The cytoskeleton has a major influence on the shape of the cell nucleus and on how well the genetic material is packed into it. Spread out and put together, the molecular chains of the DNA would be more than a metre long, but they are so tightly and cleverly wound into a ball that they fit into the tiny, ten-micrometre cell nucleus. If the cytoskeleton becomes more rigid, this packaging no longer functions optimally and the individual genes can no longer be read as effectively to produce proteins the body needs, for example for metabolism or signal transmission.
And this is where modern imaging could bring a breakthrough: “We already know a few hundred active agents that target the signalling pathways of the cell,” says Shivashankar. “It is just unclear what combination and dose is best to counteract the rigidity of the cells and the corresponding restricted signal transmission.” His team wants to find out, by adding the active agents to cultures of infected cells in the Petri dish and then observing, in high-resolution, what happens. “We need a screening of all known drug candidates. And PSI has the necessary infrastructure to carry out something like this – SLS in particular is very well suited for this task.”
The roots of many diseases
There is one reason this research is especially important: it is now assumed that an abnormal packaging of the genetic material in the cell nucleus plays a major role in cancer as well as in neurodegenerative diseases such as Alzheimer’s. Shivashankar’s lab is working on a process that routinely makes images of cell nuclei to determine, by examining various characteristics, how the DNA is packed. This allows predictions to be made as to which genes cannot be read, resulting in particular diseases. That would be much simpler and less expensive than sequencing the genes on an individual basis to achieve the same result.
The challenge here is that the characteristics which need to be analysed and compared are extremely diverse. Without powerful computers and algorithms that can compare hundreds of characteristics on thousands of images, this could not be accomplished. Artificial intelligence reliably detects subtle differences in the type of DNA packaging and recognises correlations with cell malfunctions. So Shivashankar’s team is cooperating with experts in machine learning – a group led by statistician Caroline Uhler, professor at the Massachusetts Institute of Technology in the USA. “The advantage of using machine learning is that it can help us identify novel features which may not be directly interpretable by humans but automatically give a strong indication of cell health or disease,” Uhler says.

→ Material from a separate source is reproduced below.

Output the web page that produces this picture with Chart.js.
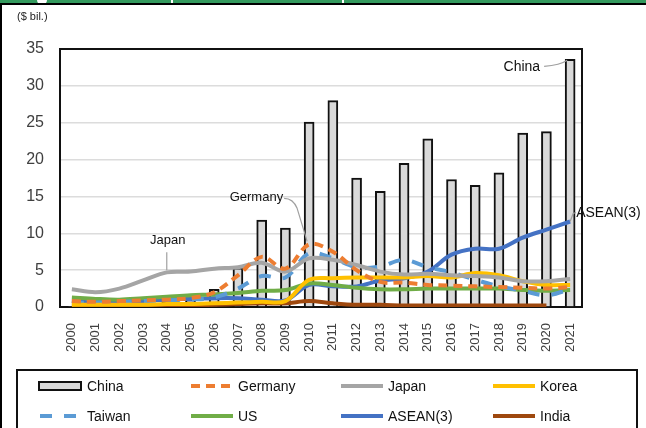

Powerful computers are indispensable
Advances in machine learning are having an enormous impact in all areas where there is explosive growth in the volume of data. And one reason the amount of data is so large is that the researchers really would like to look at each cell individually to identify diseases. “Even cells of the same type can have very different structures and thus behave differently,” says G.V. Shivashankar. “It’s like trying to examine and understand each individual grain of sand on the beach.” Fed ever more examples, the computer learns over time which cell structure leads to which behaviour and recognises patterns.
Ultimately it might be possible to make statements – solely on the basis of high-resolution imaging of a cell nucleus as a kind of biomarker – about how well a cell is functioning, what diseases the person concerned might suffer from, and what type of therapy holds the most promise for success, making early, targeted interventions possible. In any case, the method would be an enormous boost for diagnostics. “To exploit the enormous potential of machine learning for biological discovery and medical diagnostics, however, it is crucially important to carefully evaluate the identified cytoskeletal and nuclear biomarkers in the clinical environment,” Uhler says.
With the Centre for Proton Therapy at PSI, Shivashankar’s group is also investigating whether high-resolution images of blood cells, the cytoskeleton and the cell nucleus could provide indications of therapeutic efficacy. “We compare images from before, during and after treatment of cancer patients and check for correlations between the changes we see and the progress of the therapy,” Shivashankar says. Here too, it is important to reliably and quickly recognise possible irregularities within an enormous amount of image data. “Anyone still working on such tasks nowadays without machine learning,” Shivashankar says, “is missing out.”